A few months ago, I felt worse than I ever had in my life. I was so tired I didn’t have the energy to play with my kids. Anxiety would hit me every morning around 4 am, forcing me out of bed and into a gym. I ate salads and exercised for hours every day to try to stop the unexplainable weight gain.
I thought I was just going crazy. I thought that this was just motherhood. I thought that moms were just tired zombies that sacrificed everything for their kids until they were a shell of their former selves.
I was so anxious but I didn’t want to be seen as incapable of taking care of my kids. I didn’t want to be seen as a bad mom. I didn’t want my family to think that I was broken.
So I put off seeing a doctor. I didn’t acknowledge that I desperately needed to. After all, Mothers are Martyrs, right?
When I finally went in, it took a lot of fighting for tests and advocating for my health. My first doctor prescribed anti-depressants and they didn’t do me any good. The second practitioner also believed I was just depressed and overeating and I had to be assertive to get the test run I needed. It took so much work and was so exhausting but finally, I got answers. I have PCOS (polycystic ovary syndrome).
I am not crazy. It was not motherhood like my first doctor said. It wasn’t depression. It was my hormones. I had been betrayed by my hormones and not motherhood. I wasn’t a bad mom.
If you are struggling, drowning in exhaustion, then make the appointment. Go see your doctor and get help.

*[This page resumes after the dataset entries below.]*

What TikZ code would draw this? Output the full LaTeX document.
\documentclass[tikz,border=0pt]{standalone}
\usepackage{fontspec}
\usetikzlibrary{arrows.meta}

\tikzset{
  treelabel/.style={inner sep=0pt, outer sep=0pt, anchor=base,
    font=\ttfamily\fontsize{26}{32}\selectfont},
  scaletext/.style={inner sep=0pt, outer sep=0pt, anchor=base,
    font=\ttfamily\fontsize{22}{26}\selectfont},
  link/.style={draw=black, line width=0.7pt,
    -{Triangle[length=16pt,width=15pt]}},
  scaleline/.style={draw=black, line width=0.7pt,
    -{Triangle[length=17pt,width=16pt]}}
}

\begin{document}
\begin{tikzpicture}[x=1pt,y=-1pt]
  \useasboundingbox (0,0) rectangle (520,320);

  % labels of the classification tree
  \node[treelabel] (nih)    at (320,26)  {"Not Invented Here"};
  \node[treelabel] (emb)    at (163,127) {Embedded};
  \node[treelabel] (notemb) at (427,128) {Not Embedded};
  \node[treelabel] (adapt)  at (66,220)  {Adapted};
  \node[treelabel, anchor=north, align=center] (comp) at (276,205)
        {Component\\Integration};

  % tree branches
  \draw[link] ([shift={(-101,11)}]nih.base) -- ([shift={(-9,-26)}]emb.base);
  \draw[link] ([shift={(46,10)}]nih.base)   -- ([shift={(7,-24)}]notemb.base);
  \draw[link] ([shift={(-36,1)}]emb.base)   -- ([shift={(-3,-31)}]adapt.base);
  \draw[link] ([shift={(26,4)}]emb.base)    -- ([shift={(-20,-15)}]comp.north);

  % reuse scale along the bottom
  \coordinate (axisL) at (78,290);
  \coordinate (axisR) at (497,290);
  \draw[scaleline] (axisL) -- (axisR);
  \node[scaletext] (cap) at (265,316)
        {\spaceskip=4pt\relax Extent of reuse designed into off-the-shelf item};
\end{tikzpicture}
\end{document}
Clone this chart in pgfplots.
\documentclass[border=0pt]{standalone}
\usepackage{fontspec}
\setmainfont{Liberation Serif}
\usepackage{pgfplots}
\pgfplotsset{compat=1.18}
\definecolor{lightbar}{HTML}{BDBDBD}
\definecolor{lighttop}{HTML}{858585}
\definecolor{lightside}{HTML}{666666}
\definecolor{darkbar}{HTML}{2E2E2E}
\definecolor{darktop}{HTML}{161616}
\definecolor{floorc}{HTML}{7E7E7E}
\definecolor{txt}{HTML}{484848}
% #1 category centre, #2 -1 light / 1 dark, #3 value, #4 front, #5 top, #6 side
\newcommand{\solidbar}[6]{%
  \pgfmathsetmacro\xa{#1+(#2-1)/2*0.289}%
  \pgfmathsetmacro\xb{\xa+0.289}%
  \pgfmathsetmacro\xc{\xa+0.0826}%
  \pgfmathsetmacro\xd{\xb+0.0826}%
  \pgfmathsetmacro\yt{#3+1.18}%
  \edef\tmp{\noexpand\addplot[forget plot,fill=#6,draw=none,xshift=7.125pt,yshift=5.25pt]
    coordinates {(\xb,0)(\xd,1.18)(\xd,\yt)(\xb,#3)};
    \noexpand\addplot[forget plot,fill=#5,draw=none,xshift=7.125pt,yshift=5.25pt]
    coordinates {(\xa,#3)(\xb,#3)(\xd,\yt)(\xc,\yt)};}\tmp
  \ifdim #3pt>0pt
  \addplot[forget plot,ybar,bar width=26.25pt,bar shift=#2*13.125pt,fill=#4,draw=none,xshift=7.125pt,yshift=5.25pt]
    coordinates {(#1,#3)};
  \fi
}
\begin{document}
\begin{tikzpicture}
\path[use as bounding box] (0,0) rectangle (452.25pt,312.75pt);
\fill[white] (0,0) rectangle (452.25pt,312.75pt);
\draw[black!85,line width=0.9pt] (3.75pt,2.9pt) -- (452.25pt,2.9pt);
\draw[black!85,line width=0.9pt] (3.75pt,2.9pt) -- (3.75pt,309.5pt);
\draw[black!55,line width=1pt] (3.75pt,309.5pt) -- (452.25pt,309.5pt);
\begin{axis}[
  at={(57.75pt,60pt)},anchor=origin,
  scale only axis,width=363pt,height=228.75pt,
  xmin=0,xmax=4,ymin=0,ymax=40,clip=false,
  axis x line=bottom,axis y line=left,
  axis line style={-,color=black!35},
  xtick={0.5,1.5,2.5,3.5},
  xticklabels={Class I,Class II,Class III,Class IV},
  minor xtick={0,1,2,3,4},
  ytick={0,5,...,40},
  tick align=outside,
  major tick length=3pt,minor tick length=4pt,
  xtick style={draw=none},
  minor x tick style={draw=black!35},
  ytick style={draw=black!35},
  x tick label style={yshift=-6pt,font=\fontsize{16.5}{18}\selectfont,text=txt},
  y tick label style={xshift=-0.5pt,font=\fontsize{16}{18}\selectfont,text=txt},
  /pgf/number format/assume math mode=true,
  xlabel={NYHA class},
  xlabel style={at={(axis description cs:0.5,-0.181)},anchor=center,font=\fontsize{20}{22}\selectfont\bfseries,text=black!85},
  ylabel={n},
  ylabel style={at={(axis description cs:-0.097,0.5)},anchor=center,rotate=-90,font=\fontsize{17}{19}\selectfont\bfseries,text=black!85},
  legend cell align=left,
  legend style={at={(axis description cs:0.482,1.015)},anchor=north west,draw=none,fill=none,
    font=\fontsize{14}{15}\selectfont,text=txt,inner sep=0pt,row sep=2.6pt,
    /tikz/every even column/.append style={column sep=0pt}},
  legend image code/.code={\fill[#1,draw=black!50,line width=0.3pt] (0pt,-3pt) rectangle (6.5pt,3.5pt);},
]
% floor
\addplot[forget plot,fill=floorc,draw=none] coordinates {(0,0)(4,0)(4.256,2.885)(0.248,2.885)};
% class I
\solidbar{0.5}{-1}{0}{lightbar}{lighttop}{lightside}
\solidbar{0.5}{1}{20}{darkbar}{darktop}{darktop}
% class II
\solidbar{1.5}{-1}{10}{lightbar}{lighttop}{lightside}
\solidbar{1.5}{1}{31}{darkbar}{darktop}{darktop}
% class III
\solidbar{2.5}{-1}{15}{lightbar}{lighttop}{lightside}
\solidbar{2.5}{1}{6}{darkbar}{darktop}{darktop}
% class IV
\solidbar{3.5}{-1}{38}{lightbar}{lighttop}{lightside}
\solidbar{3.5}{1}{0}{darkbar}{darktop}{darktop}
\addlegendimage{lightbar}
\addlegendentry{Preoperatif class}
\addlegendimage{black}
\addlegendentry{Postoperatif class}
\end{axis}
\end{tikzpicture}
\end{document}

Motherhood shouldn’t be so hard. You are not a bad mom if you need medication to survive every day. Motherhood is not the cure. You cannot continue filling your children’s cups if yours is running on empty.
If you need medicine to help you get through the day, take it. If you need a monthly massage, get one. If you need a weekly getaway, make it happen. You deserve to feel good and confident. You deserve to be happy in motherhood. You deserve to have the energy to play with your kids and your spouse.
Fight for yourself. Fight for yourself so your kids know they should fight for themselves. Fight for yourself and end the cycle of martyrdom in motherhood. Don’t settle for how you feel now when you can feel so much better. End the cycle.